Roseanne Barr tweet gets her show axed
Published 12:00 am Wednesday, May 30, 2018
Two months ago, Roseanne Barr was a star again.
Her sitcom “Roseanne” returned in March after a two-decade absence to enormous ratings on ABC. Network executives were celebrating their strategy of appealing to wider swaths of the country after Donald Trump’s surprising election win and the president himself called Barr to congratulate her on the show’s large audience.
But on Tuesday, that all came crashing down. ABC abruptly canceled “Roseanne” hours after Barr, the show’s star and co-creator, posted a racist tweet about Valerie Jarrett, an African-American woman who was a senior adviser to Barack Obama throughout his presidency and considered one of his most influential aides. Barr wrote if the “muslim brotherhood & planet of the apes had a baby=vj.”
Barr later apologized, but it was too late. In announcing the show’s cancellation, ABC Entertainment President Channing Dungey said in a statement that “Roseanne’s Twitter statement is abhorrent, repugnant and inconsistent with our values.”
The show had ended its successful comeback season last week and was expected to return in September for a 13-episode run. Robert Iger, chief executive of the Walt Disney Co., ABC’s corporate parent, shared Dungey’s statement on his own Twitter account, adding: “There was only one thing to do here, and that was the right thing.”
The sudden cancellation of a hit show — it had the highest ratings of a new TV series in years — because of off-screen controversy was almost without precedent.

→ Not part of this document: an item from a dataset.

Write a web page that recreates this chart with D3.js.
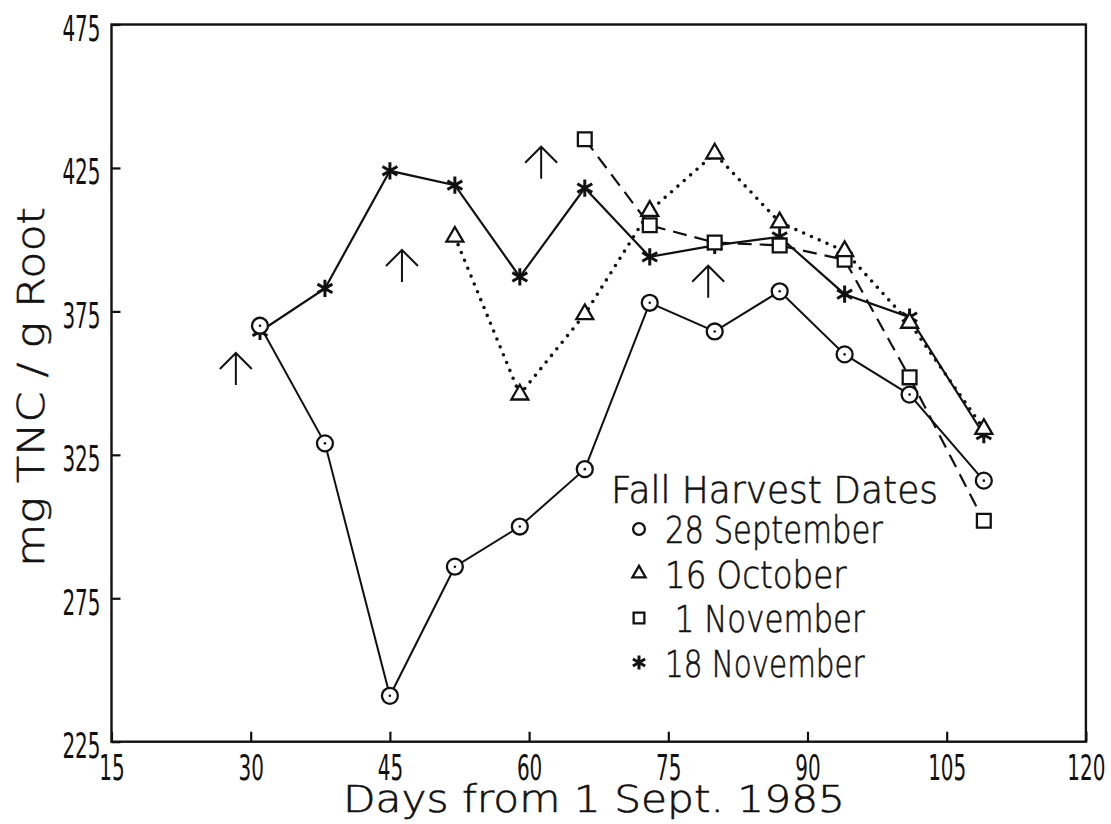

The move was decided by top Disney and ABC executives, including Dungey, who was appointed to her role in February 2016, becoming the first black entertainment president of a major broadcast television network. She had the backing of Ben Sherwood, the head of ABC’s television group, and Iger, who was involved in the process starting very early Tuesday, according to two Disney insiders who spoke on the condition of anonymity to describe company matters.
There was more at stake than a hit show. Disney has been widely praised in recent years as a leader in efforts to combat racial stereotypes through its movies and TV series, whether on “Doc McStuffins,” a Disney Channel cartoon about an African-American girl who wants to be a doctor; “How to Get Away With Murder,” a vehicle for Viola Davis that led her to become the first black woman to win a lead-actress Emmy; and “Black Panther,” which smashed an entertainment-industry belief that movies rooted in black culture and with predominantly black casts could not become global blockbusters.
If Disney did not act forcefully with regard to “Roseanne,” much of that work might have been rendered moot.
It did not take long for ABC to move on. A repeat episode scheduled for Tuesday night was promptly replaced with a rerun of “The Middle.” The network also began the process of taking each episode of “Roseanne” off its website.